All of the data should be repeated exactly; pictures are not part of the copy.
--- Begin Exercise inputs ---
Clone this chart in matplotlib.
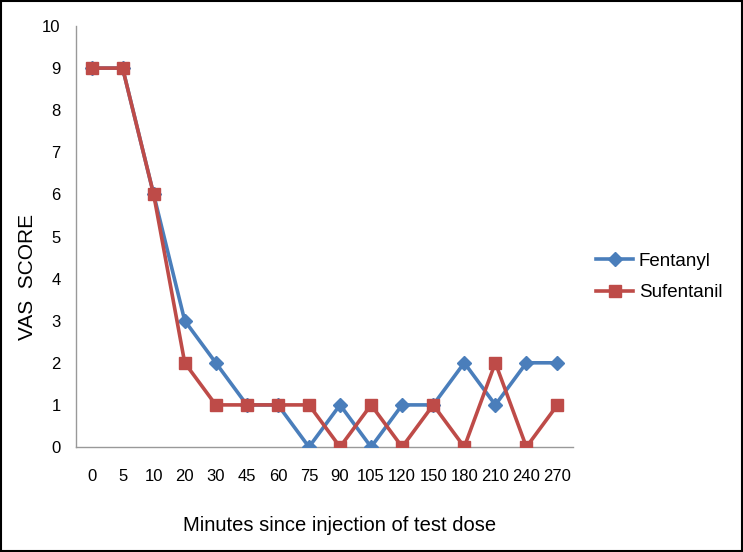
import numpy as np
import matplotlib.pyplot as plt
from matplotlib.patches import Rectangle

plt.rcParams['font.family'] = ['Liberation Sans', 'DejaVu Sans']

# data
minutes = ["0", "5", "10", "20", "30", "45", "60", "75", "90", "105",
           "120", "150", "180", "210", "240", "270"]
fentanyl = [9, 9, 6, 3, 2, 1, 1, 0, 1, 0, 1, 1, 2, 1, 2, 2]
sufentanil = [9, 9, 6, 2, 1, 1, 1, 1, 0, 1, 0, 1, 0, 2, 0, 1]

fig = plt.figure(figsize=(7.43, 5.52), dpi=100)
ax = fig.add_axes([0.1023, 0.1902, 0.6689, 0.7627])

x = np.arange(len(minutes))
ax.plot(x, fentanyl, color="#4A7EBB", lw=2.6, marker="D", markersize=7,
        label="Fentanyl", zorder=3)
ax.plot(x, sufentanil, color="#BE4B48", lw=2.6, marker="s", markersize=9,
        label="Sufentanil", zorder=4)

ax.set_xlim(-0.5, len(minutes) - 0.5)
ax.set_ylim(0, 10)
ax.set_yticks(range(0, 11))
ax.set_xticks(x)
ax.set_xticklabels(minutes)
ax.tick_params(length=0, labelsize=12)
ax.tick_params(axis="x", pad=16)
ax.tick_params(axis="y", pad=11)
for s in ["top", "right"]:
    ax.spines[s].set_visible(False)
for s in ["left", "bottom"]:
    ax.spines[s].set_color("#999999")
    ax.spines[s].set_linewidth(1.0)

ax.set_ylabel("VAS  SCORE", fontsize=15)
ax.yaxis.set_label_coords(-0.078, 0.404)
ax.set_xlabel("Minutes since injection of test dose", fontsize=14.5)
ax.xaxis.set_label_coords(0.53, -0.165)

ax.legend(loc="center left", bbox_to_anchor=(1.012, 0.404), frameon=False,
          fontsize=13.5, handlelength=2.0, handletextpad=0.3, labelspacing=0.75)

fig.patches.append(Rectangle((0.002, 0.002), 0.996, 0.996, transform=fig.transFigure,
                             fill=False, edgecolor="black", linewidth=1.5))

fig.savefig("out.png", dpi=100)
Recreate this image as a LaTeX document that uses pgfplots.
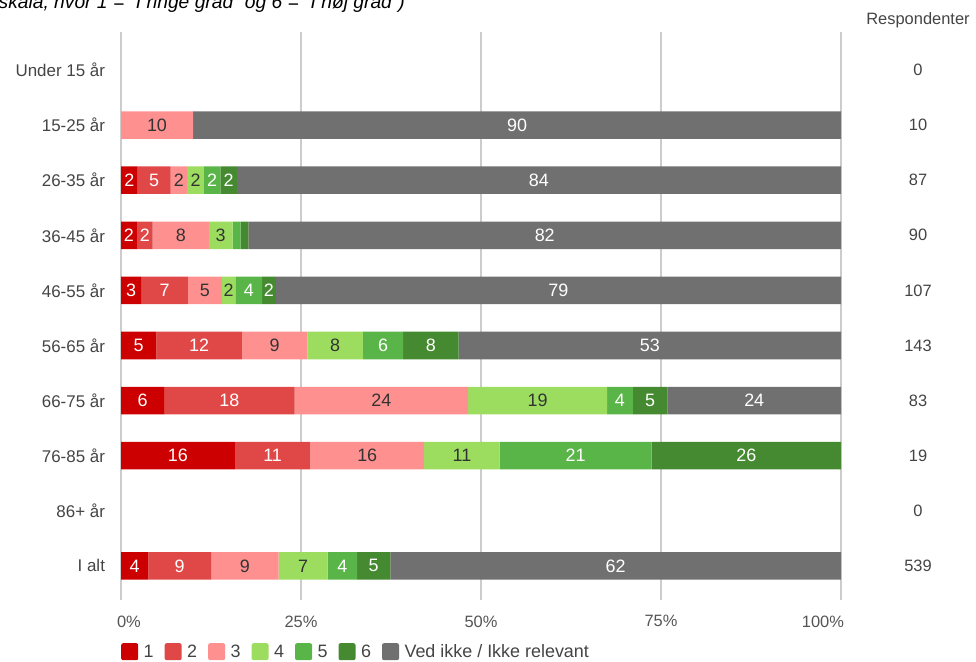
--- End Exercise inputs ---
**Output of the task**:
Clone this chart in matplotlib.
import numpy as np
import matplotlib.pyplot as plt
from matplotlib.patches import Rectangle

plt.rcParams['font.family'] = ['Liberation Sans', 'DejaVu Sans']

# data
minutes = ["0", "5", "10", "20", "30", "45", "60", "75", "90", "105",
           "120", "150", "180", "210", "240", "270"]
fentanyl = [9, 9, 6, 3, 2, 1, 1, 0, 1, 0, 1, 1, 2, 1, 2, 2]
sufentanil = [9, 9, 6, 2, 1, 1, 1, 1, 0, 1, 0, 1, 0, 2, 0, 1]

fig = plt.figure(figsize=(7.43, 5.52), dpi=100)
ax = fig.add_axes([0.1023, 0.1902, 0.6689, 0.7627])

x = np.arange(len(minutes))
ax.plot(x, fentanyl, color="#4A7EBB", lw=2.6, marker="D", markersize=7,
        label="Fentanyl", zorder=3)
ax.plot(x, sufentanil, color="#BE4B48", lw=2.6, marker="s", markersize=9,
        label="Sufentanil", zorder=4)

ax.set_xlim(-0.5, len(minutes) - 0.5)
ax.set_ylim(0, 10)
ax.set_yticks(range(0, 11))
ax.set_xticks(x)
ax.set_xticklabels(minutes)
ax.tick_params(length=0, labelsize=12)
ax.tick_params(axis="x", pad=16)
ax.tick_params(axis="y", pad=11)
for s in ["top", "right"]:
    ax.spines[s].set_visible(False)
for s in ["left", "bottom"]:
    ax.spines[s].set_color("#999999")
    ax.spines[s].set_linewidth(1.0)

ax.set_ylabel("VAS  SCORE", fontsize=15)
ax.yaxis.set_label_coords(-0.078, 0.404)
ax.set_xlabel("Minutes since injection of test dose", fontsize=14.5)
ax.xaxis.set_label_coords(0.53, -0.165)

ax.legend(loc="center left", bbox_to_anchor=(1.012, 0.404), frameon=False,
          fontsize=13.5, handlelength=2.0, handletextpad=0.3, labelspacing=0.75)

fig.patches.append(Rectangle((0.002, 0.002), 0.996, 0.996, transform=fig.transFigure,
                             fill=False, edgecolor="black", linewidth=1.5))

fig.savefig("out.png", dpi=100)
Recreate this image as a LaTeX document that uses pgfplots.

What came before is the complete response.